В противовес Юнгеру поэт-пророк Лоуренс строит утопию, наполненную отзвуками английского романтизма и постромантизма, – технофобную и критичную по отношению к цивилизации. Это подчеркивается в названии позднего стихотворения «Давайте будем людьми»:
Подводя итог, можно сказать, что общим для Лоуренса и Юнгера, как и для немецких теоретиков консервативной революции, является странное смешение социалистической критики капитализма с консерватизмом нового типа. Последний отсылает к подлинному началу, к которому должен вернуться человек будущего, отказавшийся от либеральной цивилизации. Этот момент нашел свое отражение в различных версиях фашизма.
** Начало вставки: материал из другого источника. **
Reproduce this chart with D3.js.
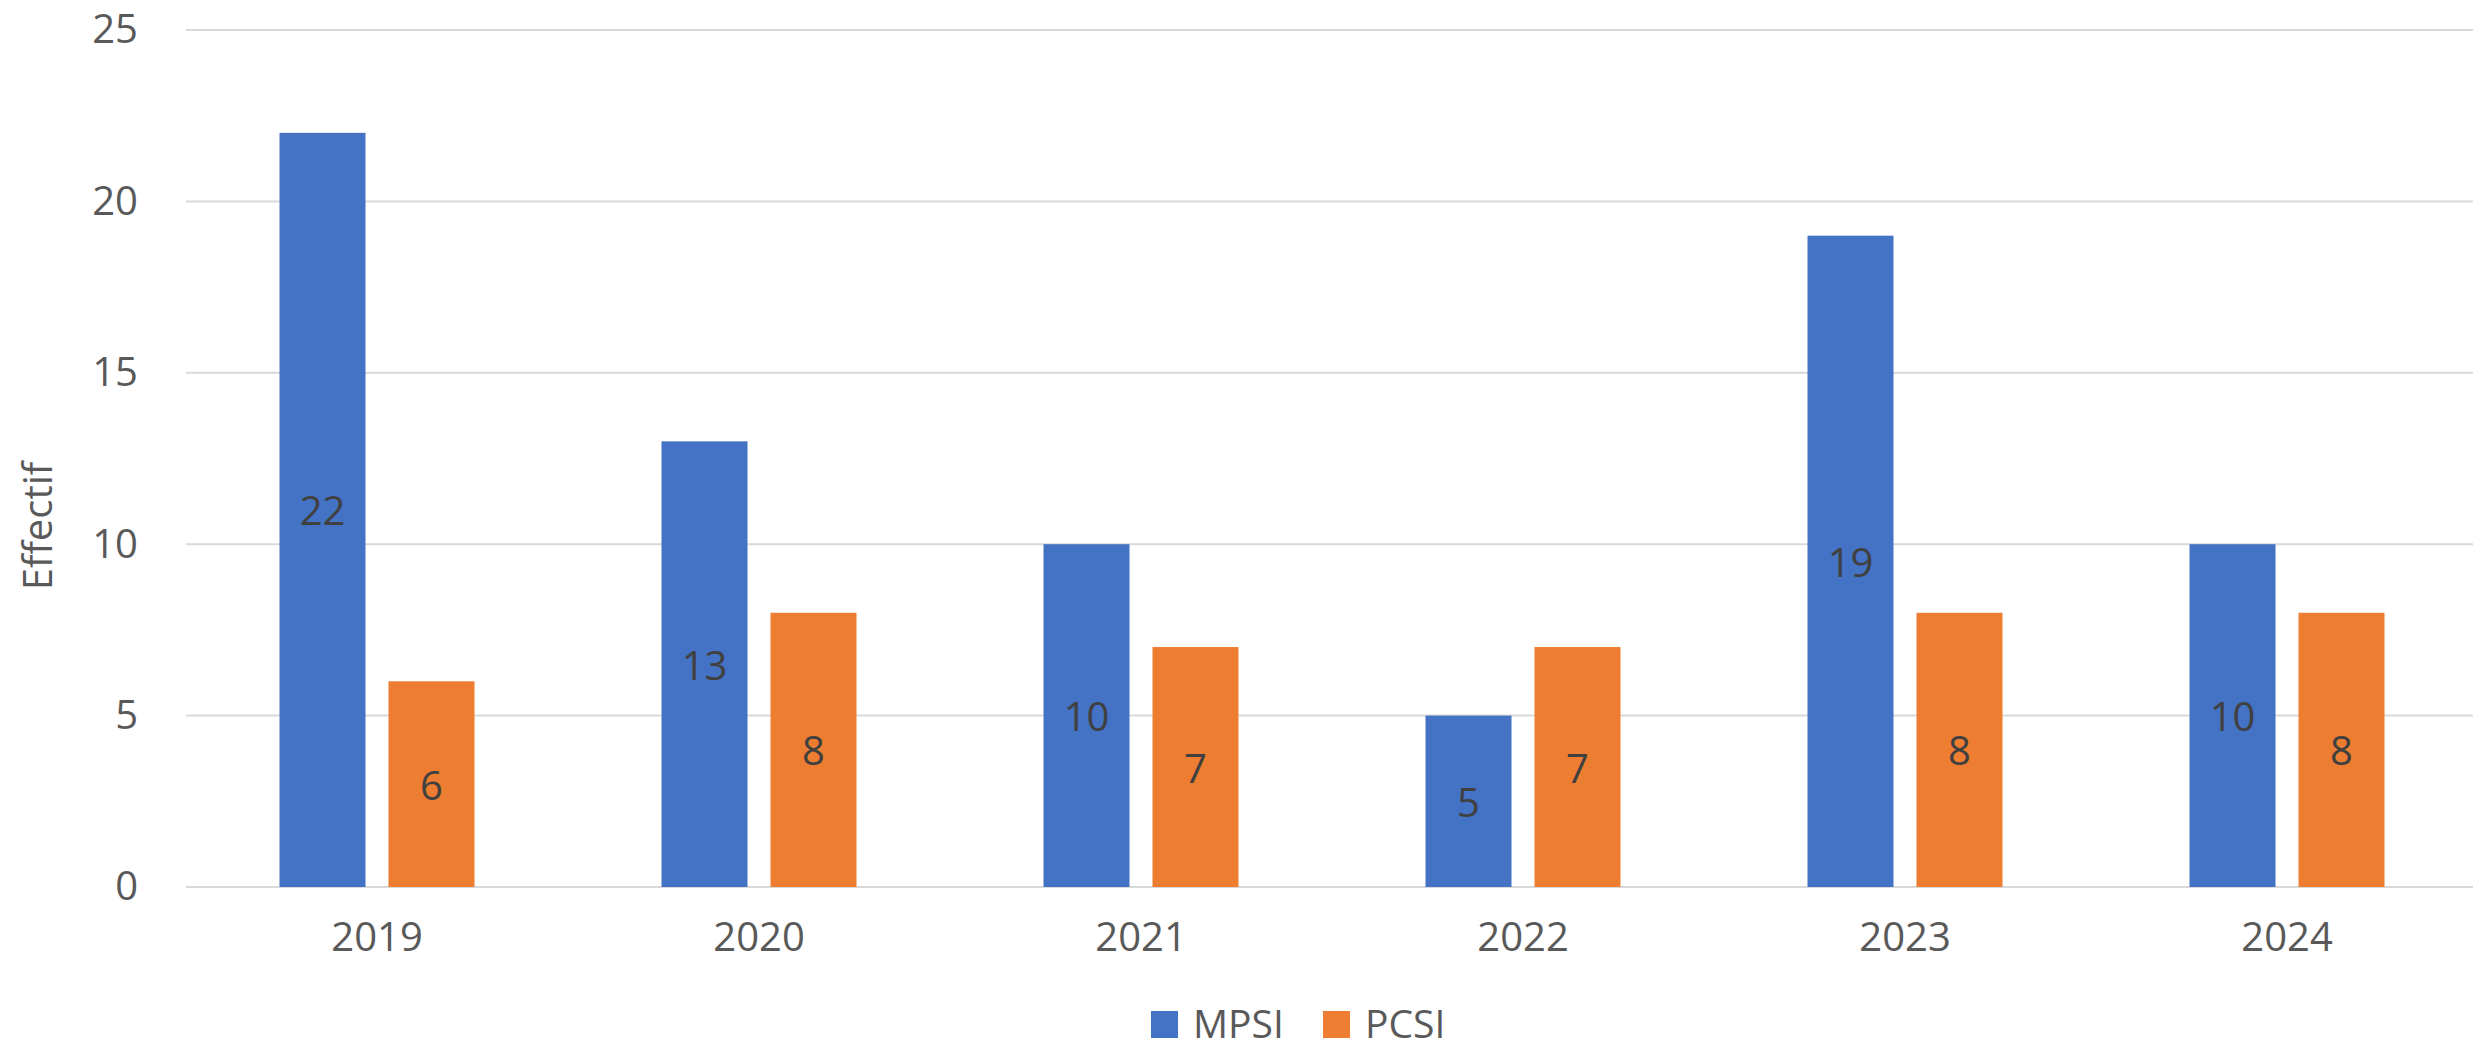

Таким образом неявно формируется база для оправдания политического насилия фашизма: настоящий первобытный человек-мужчина живет в агрессии и грубом насилии и благодаря им.
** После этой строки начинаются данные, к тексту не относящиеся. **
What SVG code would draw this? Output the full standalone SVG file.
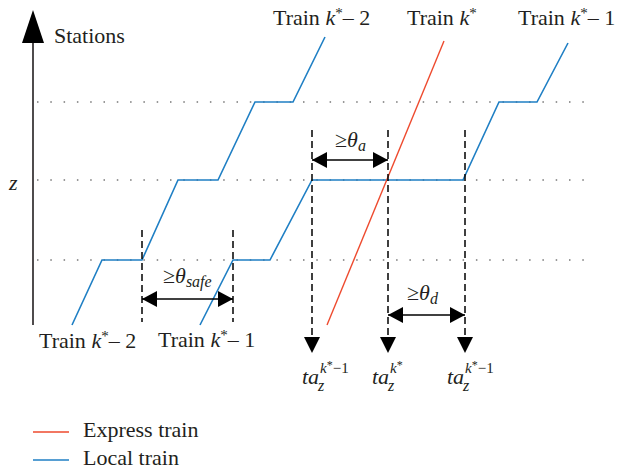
<svg xmlns="http://www.w3.org/2000/svg" width="619" height="470" viewBox="0 0 619 470">
<style>
.t{font-family:"Liberation Serif","Times New Roman",serif;font-size:22px;fill:#231f20}
.i{font-style:italic}
.blue{fill:none;stroke:#1f7fc4;stroke-width:1.6}
.red{fill:none;stroke:#ee4a2e;stroke-width:1.4}
.dot{fill:none;stroke:#777;stroke-width:1.5;stroke-dasharray:1.5 11.8}
.dash{fill:none;stroke:#000;stroke-width:1.5;stroke-dasharray:7 4}
.dbl{fill:none;stroke:#000;stroke-width:1.6;marker-start:url(#ah);marker-end:url(#ah)}
</style>
<defs>
<marker id="ah" viewBox="0 0 15 16" markerWidth="15" markerHeight="16" refX="15" refY="8" orient="auto-start-reverse" markerUnits="userSpaceOnUse"><path d="M0,0 L15,8 L0,16 Z" fill="#000"/></marker>
</defs>
<rect width="619" height="470" fill="#fff"/>
<g id="axis">
<line x1="33" y1="325" x2="33" y2="40" stroke="#231f20" stroke-width="1.6"/>
<path d="M22,43 L44,43 L33,10 Z" fill="#000"/>
<text class="t" x="54" y="43">Stations</text>
<text class="t i" x="9" y="190">z</text>
</g>
<g id="grid">
<line class="dot" x1="37" y1="102" x2="592" y2="102"/>
<line class="dot" x1="37" y1="180" x2="592" y2="180"/>
<line class="dot" x1="37" y1="260" x2="592" y2="260"/>
</g>
<g id="trains">
<g id="train-k2"><polyline class="blue" points="72,325 102,260 142,260 178,180 218,180 255,102 293,102 325,37"/></g>
<g id="train-k1"><polyline class="blue" points="200,325 233,260 270,260 312,180 463,180 499,102 537,102 568,43"/></g>
<g id="train-k"><line class="red" x1="327" y1="325" x2="444" y2="41"/></g>
</g>
<g id="connectors">
<line class="dash" x1="142" y1="230" x2="142" y2="322"/>
<line class="dash" x1="233" y1="230" x2="233" y2="322"/>
<line class="dash" x1="312" y1="130" x2="312" y2="340"/>
<line class="dash" x1="388" y1="130" x2="388" y2="340"/>
<line class="dash" x1="465" y1="130" x2="465" y2="340"/>
<path d="M304,337 L320,337 L312,353 Z" fill="#000"/>
<path d="M380,337 L396,337 L388,353 Z" fill="#000"/>
<path d="M457,337 L473,337 L465,353 Z" fill="#000"/>
<line class="dbl" x1="312" y1="160" x2="388" y2="160"/>
<line class="dbl" x1="142" y1="299" x2="233" y2="299"/>
<line class="dbl" x1="388" y1="315" x2="465" y2="315"/>
</g>
<g id="labels">
<text class="t" x="335" y="147">≥<tspan class="i">θ</tspan><tspan class="i" font-size="16" dy="4">a</tspan></text>
<text class="t" x="163" y="283">≥<tspan class="i">θ</tspan><tspan class="i" font-size="16" dy="4">safe</tspan></text>
<text class="t" x="407" y="300">≥<tspan class="i">θ</tspan><tspan class="i" font-size="16" dy="4">d</tspan></text>
<text class="t" x="273" y="25">Train <tspan class="i">k</tspan><tspan font-size="15" dy="-7">*</tspan><tspan dy="7">– 2</tspan></text>
<text class="t" x="407" y="25">Train <tspan class="i">k</tspan><tspan font-size="15" dy="-7">*</tspan></text>
<text class="t" x="518" y="25">Train <tspan class="i">k</tspan><tspan font-size="15" dy="-7">*</tspan><tspan dy="7">– 1</tspan></text>
<text class="t" x="39" y="348">Train <tspan class="i">k</tspan><tspan font-size="15" dy="-7">*</tspan><tspan dy="7">– 2</tspan></text>
<text class="t" x="158" y="347">Train <tspan class="i">k</tspan><tspan font-size="15" dy="-7">*</tspan><tspan dy="7">– 1</tspan></text>
<text class="t" x="302" y="384"><tspan class="i">ta</tspan><tspan class="i" font-size="15" x="320" dy="-11">k</tspan><tspan font-size="12" dy="-4">*</tspan><tspan font-size="15" dy="4">−1</tspan><tspan class="i" font-size="16" x="318" dy="18">z</tspan></text>
<text class="t" x="372" y="384"><tspan class="i">ta</tspan><tspan class="i" font-size="15" x="390" dy="-11">k</tspan><tspan font-size="12" dy="-4">*</tspan><tspan class="i" font-size="16" x="388" dy="22">z</tspan></text>
<text class="t" x="447" y="384"><tspan class="i">ta</tspan><tspan class="i" font-size="15" x="465" dy="-11">k</tspan><tspan font-size="12" dy="-4">*</tspan><tspan font-size="15" dy="4">−1</tspan><tspan class="i" font-size="16" x="463" dy="18">z</tspan></text>
</g>
<g id="legend">
<line x1="33" y1="432" x2="69" y2="432" stroke="#ee4a2e" stroke-width="1.4"/>
<line x1="33" y1="460" x2="69" y2="460" stroke="#1f7fc4" stroke-width="1.6"/>
<text class="t" x="83" y="437">Express train</text>
<text class="t" x="83" y="465">Local train</text>
</g>
</svg>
Тем не менее, как отмечал в 1929 году венгерский социолог Карл (Кароли) Мангейм, человек в фашистской идеологии рассматривается в настоящем времени, в контексте мифа о действии и динамике:
Для подобного типа мышления и переживания характерно также представление, что история распадается на мгновенно сменяющиеся ситуации, причем решающими здесь являются два обстоятельства: во-первых, вдохновенный порыв выдающегося вождя передовых групп (элит); во-вторых, обладание единственно возможным знанием – знанием массовой психологии и техникой манипулирования ею[226].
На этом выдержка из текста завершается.